■ Exercise requirements ■
All lines below must be repeated exactly, with the pictures omitted.
┄┄┄┄┄┄┄┄┄┄┄┄┄┄┄┄┄┄┄┄
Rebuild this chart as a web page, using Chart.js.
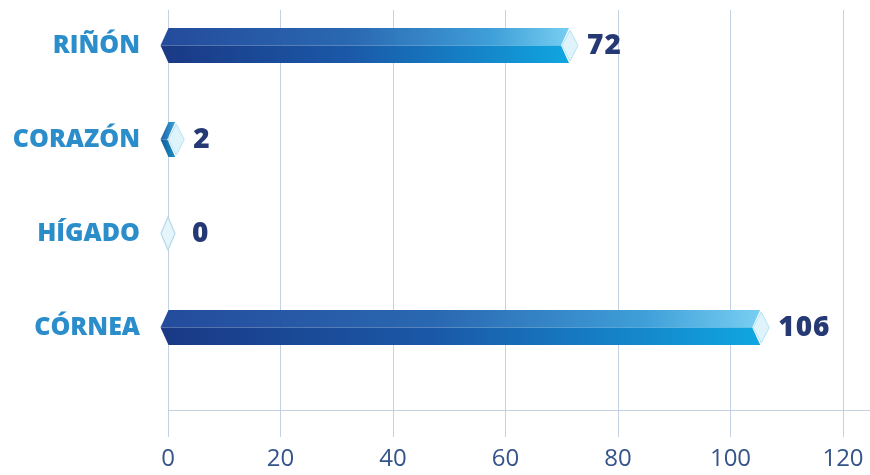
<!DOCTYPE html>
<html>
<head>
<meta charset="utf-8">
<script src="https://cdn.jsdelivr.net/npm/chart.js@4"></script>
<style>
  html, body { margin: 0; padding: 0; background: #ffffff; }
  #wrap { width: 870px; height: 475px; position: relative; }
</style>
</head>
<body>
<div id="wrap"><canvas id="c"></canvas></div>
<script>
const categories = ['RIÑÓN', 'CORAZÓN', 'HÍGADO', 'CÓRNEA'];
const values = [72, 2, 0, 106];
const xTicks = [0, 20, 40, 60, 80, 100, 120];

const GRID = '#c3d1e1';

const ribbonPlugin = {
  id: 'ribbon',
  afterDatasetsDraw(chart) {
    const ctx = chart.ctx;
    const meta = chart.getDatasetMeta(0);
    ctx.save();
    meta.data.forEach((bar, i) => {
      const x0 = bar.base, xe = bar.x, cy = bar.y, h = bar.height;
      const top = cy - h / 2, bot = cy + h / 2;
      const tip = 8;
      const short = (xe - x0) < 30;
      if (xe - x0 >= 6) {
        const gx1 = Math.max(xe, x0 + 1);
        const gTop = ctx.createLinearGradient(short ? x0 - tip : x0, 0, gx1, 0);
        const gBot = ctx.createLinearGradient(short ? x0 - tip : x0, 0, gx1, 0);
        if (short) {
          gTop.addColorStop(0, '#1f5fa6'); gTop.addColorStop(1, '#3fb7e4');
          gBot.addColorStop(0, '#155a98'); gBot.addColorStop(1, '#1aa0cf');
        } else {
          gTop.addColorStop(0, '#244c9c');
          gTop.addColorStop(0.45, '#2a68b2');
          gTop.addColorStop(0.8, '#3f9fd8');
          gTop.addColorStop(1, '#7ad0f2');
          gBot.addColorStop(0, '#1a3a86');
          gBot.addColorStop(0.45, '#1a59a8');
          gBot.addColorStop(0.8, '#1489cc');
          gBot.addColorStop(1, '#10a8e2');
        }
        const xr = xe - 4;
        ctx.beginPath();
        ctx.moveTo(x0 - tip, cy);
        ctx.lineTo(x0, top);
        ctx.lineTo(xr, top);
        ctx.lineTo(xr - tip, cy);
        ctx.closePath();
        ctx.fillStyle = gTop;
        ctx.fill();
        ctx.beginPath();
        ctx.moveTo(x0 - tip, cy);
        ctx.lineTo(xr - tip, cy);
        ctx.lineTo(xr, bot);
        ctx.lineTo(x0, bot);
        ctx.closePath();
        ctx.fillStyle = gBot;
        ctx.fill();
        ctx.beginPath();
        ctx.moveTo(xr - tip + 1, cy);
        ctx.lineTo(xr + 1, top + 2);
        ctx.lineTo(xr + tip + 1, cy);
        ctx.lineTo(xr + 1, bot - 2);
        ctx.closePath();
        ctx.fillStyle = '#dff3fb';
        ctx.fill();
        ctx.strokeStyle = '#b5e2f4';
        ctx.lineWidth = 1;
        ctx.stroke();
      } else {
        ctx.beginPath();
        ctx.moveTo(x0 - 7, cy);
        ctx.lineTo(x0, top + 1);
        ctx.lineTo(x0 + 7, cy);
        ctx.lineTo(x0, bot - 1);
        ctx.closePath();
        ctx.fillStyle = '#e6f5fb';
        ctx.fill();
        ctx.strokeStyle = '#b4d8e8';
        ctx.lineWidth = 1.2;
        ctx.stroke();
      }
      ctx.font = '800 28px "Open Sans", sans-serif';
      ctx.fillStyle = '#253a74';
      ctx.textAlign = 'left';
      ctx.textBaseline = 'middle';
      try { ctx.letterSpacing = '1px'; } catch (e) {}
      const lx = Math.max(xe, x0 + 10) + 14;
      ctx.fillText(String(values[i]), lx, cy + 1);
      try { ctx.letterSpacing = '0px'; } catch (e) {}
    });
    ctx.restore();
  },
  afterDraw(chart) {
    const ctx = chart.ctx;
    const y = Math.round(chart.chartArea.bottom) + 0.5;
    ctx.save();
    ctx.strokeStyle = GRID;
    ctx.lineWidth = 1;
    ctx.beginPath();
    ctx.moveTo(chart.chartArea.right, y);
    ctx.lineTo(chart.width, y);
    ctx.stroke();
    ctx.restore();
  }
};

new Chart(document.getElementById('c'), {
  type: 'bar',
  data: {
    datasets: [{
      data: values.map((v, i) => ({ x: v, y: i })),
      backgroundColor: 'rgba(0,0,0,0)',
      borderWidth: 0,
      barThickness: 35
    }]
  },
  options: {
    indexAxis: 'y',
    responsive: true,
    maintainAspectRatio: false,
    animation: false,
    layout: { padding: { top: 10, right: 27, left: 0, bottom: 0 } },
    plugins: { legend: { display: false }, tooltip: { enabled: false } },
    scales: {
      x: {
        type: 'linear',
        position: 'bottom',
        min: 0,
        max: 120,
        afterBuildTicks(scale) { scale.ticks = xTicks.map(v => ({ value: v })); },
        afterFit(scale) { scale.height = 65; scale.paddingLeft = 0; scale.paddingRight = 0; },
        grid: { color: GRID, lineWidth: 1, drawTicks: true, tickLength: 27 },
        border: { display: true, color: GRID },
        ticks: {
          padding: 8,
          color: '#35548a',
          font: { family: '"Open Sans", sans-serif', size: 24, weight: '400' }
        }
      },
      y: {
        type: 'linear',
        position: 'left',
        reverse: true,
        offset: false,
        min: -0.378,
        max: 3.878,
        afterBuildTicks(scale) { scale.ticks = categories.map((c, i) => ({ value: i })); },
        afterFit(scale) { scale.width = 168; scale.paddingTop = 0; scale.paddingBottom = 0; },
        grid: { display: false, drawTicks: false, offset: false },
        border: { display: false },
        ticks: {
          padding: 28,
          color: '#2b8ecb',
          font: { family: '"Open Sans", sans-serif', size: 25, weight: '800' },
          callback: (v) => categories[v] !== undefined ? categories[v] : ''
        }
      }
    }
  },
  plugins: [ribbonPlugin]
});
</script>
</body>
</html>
┄┄┄┄┄┄┄┄┄┄┄┄┄┄┄┄┄┄┄┄
■ Full solution ■
Rebuild this chart as a web page, using Chart.js.
<!DOCTYPE html>
<html>
<head>
<meta charset="utf-8">
<script src="https://cdn.jsdelivr.net/npm/chart.js@4"></script>
<style>
  html, body { margin: 0; padding: 0; background: #ffffff; }
  #wrap { width: 870px; height: 475px; position: relative; }
</style>
</head>
<body>
<div id="wrap"><canvas id="c"></canvas></div>
<script>
const categories = ['RIÑÓN', 'CORAZÓN', 'HÍGADO', 'CÓRNEA'];
const values = [72, 2, 0, 106];
const xTicks = [0, 20, 40, 60, 80, 100, 120];

const GRID = '#c3d1e1';

const ribbonPlugin = {
  id: 'ribbon',
  afterDatasetsDraw(chart) {
    const ctx = chart.ctx;
    const meta = chart.getDatasetMeta(0);
    ctx.save();
    meta.data.forEach((bar, i) => {
      const x0 = bar.base, xe = bar.x, cy = bar.y, h = bar.height;
      const top = cy - h / 2, bot = cy + h / 2;
      const tip = 8;
      const short = (xe - x0) < 30;
      if (xe - x0 >= 6) {
        const gx1 = Math.max(xe, x0 + 1);
        const gTop = ctx.createLinearGradient(short ? x0 - tip : x0, 0, gx1, 0);
        const gBot = ctx.createLinearGradient(short ? x0 - tip : x0, 0, gx1, 0);
        if (short) {
          gTop.addColorStop(0, '#1f5fa6'); gTop.addColorStop(1, '#3fb7e4');
          gBot.addColorStop(0, '#155a98'); gBot.addColorStop(1, '#1aa0cf');
        } else {
          gTop.addColorStop(0, '#244c9c');
          gTop.addColorStop(0.45, '#2a68b2');
          gTop.addColorStop(0.8, '#3f9fd8');
          gTop.addColorStop(1, '#7ad0f2');
          gBot.addColorStop(0, '#1a3a86');
          gBot.addColorStop(0.45, '#1a59a8');
          gBot.addColorStop(0.8, '#1489cc');
          gBot.addColorStop(1, '#10a8e2');
        }
        const xr = xe - 4;
        ctx.beginPath();
        ctx.moveTo(x0 - tip, cy);
        ctx.lineTo(x0, top);
        ctx.lineTo(xr, top);
        ctx.lineTo(xr - tip, cy);
        ctx.closePath();
        ctx.fillStyle = gTop;
        ctx.fill();
        ctx.beginPath();
        ctx.moveTo(x0 - tip, cy);
        ctx.lineTo(xr - tip, cy);
        ctx.lineTo(xr, bot);
        ctx.lineTo(x0, bot);
        ctx.closePath();
        ctx.fillStyle = gBot;
        ctx.fill();
        ctx.beginPath();
        ctx.moveTo(xr - tip + 1, cy);
        ctx.lineTo(xr + 1, top + 2);
        ctx.lineTo(xr + tip + 1, cy);
        ctx.lineTo(xr + 1, bot - 2);
        ctx.closePath();
        ctx.fillStyle = '#dff3fb';
        ctx.fill();
        ctx.strokeStyle = '#b5e2f4';
        ctx.lineWidth = 1;
        ctx.stroke();
      } else {
        ctx.beginPath();
        ctx.moveTo(x0 - 7, cy);
        ctx.lineTo(x0, top + 1);
        ctx.lineTo(x0 + 7, cy);
        ctx.lineTo(x0, bot - 1);
        ctx.closePath();
        ctx.fillStyle = '#e6f5fb';
        ctx.fill();
        ctx.strokeStyle = '#b4d8e8';
        ctx.lineWidth = 1.2;
        ctx.stroke();
      }
      ctx.font = '800 28px "Open Sans", sans-serif';
      ctx.fillStyle = '#253a74';
      ctx.textAlign = 'left';
      ctx.textBaseline = 'middle';
      try { ctx.letterSpacing = '1px'; } catch (e) {}
      const lx = Math.max(xe, x0 + 10) + 14;
      ctx.fillText(String(values[i]), lx, cy + 1);
      try { ctx.letterSpacing = '0px'; } catch (e) {}
    });
    ctx.restore();
  },
  afterDraw(chart) {
    const ctx = chart.ctx;
    const y = Math.round(chart.chartArea.bottom) + 0.5;
    ctx.save();
    ctx.strokeStyle = GRID;
    ctx.lineWidth = 1;
    ctx.beginPath();
    ctx.moveTo(chart.chartArea.right, y);
    ctx.lineTo(chart.width, y);
    ctx.stroke();
    ctx.restore();
  }
};

new Chart(document.getElementById('c'), {
  type: 'bar',
  data: {
    datasets: [{
      data: values.map((v, i) => ({ x: v, y: i })),
      backgroundColor: 'rgba(0,0,0,0)',
      borderWidth: 0,
      barThickness: 35
    }]
  },
  options: {
    indexAxis: 'y',
    responsive: true,
    maintainAspectRatio: false,
    animation: false,
    layout: { padding: { top: 10, right: 27, left: 0, bottom: 0 } },
    plugins: { legend: { display: false }, tooltip: { enabled: false } },
    scales: {
      x: {
        type: 'linear',
        position: 'bottom',
        min: 0,
        max: 120,
        afterBuildTicks(scale) { scale.ticks = xTicks.map(v => ({ value: v })); },
        afterFit(scale) { scale.height = 65; scale.paddingLeft = 0; scale.paddingRight = 0; },
        grid: { color: GRID, lineWidth: 1, drawTicks: true, tickLength: 27 },
        border: { display: true, color: GRID },
        ticks: {
          padding: 8,
          color: '#35548a',
          font: { family: '"Open Sans", sans-serif', size: 24, weight: '400' }
        }
      },
      y: {
        type: 'linear',
        position: 'left',
        reverse: true,
        offset: false,
        min: -0.378,
        max: 3.878,
        afterBuildTicks(scale) { scale.ticks = categories.map((c, i) => ({ value: i })); },
        afterFit(scale) { scale.width = 168; scale.paddingTop = 0; scale.paddingBottom = 0; },
        grid: { display: false, drawTicks: false, offset: false },
        border: { display: false },
        ticks: {
          padding: 28,
          color: '#2b8ecb',
          font: { family: '"Open Sans", sans-serif', size: 25, weight: '800' },
          callback: (v) => categories[v] !== undefined ? categories[v] : ''
        }
      }
    }
  },
  plugins: [ribbonPlugin]
});
</script>
</body>
</html>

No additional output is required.